As we are about to reach the end of the road we have traveled under the guidance of the United States, and to attain the fulfillment of our aspirations, there is nothing in our hearts except gratitude to America and the abiding hope that she will continue to assist us in the trying days ahead.

Veterans of the Revolution! You are members of a glorious generation, now passing from the scene.  Your ranks are broken and your numbers are less by the heroes who are not with us today…Luna, Bonifacio, Del Pilar, Malvar, Jacinto, Quezon, Leyva and uncounted others who do not answer today’s roll call.  But our people will never forget them, nor you.  You have taught us to fight, to die for freedom.  You have proved to us that liberty is more precious than life itself.  You have shown us, by brilliant example, that it is the duty of those who survive the struggles of war to live for their country as valiantly and as courageously as those who die.  You have shown us the example of unstinted service and sacrifice for the nation’s good.
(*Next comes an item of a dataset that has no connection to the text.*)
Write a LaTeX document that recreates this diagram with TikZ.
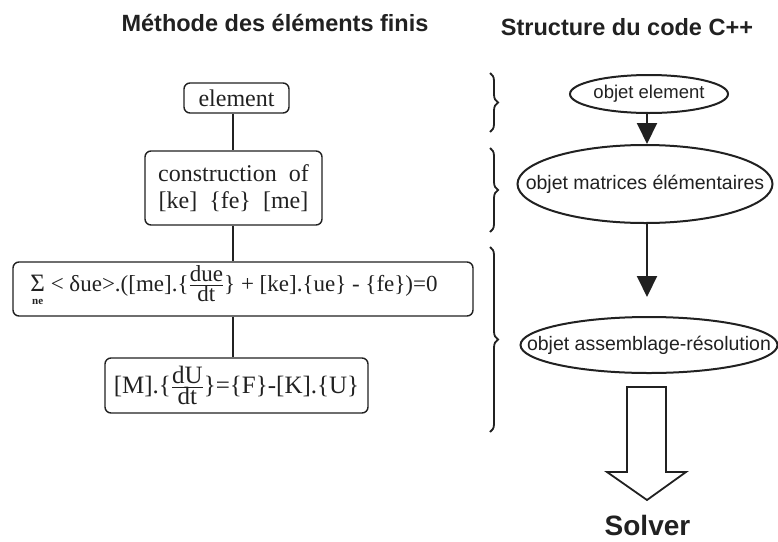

I pledge to you here and now that the torch of liberty you lighted 48 years ago will not go out during our time.  I pledge my own efforts to hold that flaming brand aloft with every fibre of my being.  The proud banner of liberty you unfurled here will fly proudly over your children and those who come after them.  We will maintain our freedom, we will maintain our national honor, we will maintain the institutions of democracy and our faith in God and in human dignity with the same perseverance and sacrifice that you showed and offered so many years ago.

We do not fear any nation.  We do not suspect any people of having designs against us.  We ask for assistance, from friends who are in a position to give assistance.  I do not look for evil purpose in the offer of assistance.  But we will resist, even as you resisted, with our lives and our treasures any assault against our institutions and our national independence.

In the name of the cause for which your comrades died and struggled, we pledge ourselves on this sacred soil, enriched now by the blood of two generations of soldiers of liberty, to carry on this noble work, so nobly begun.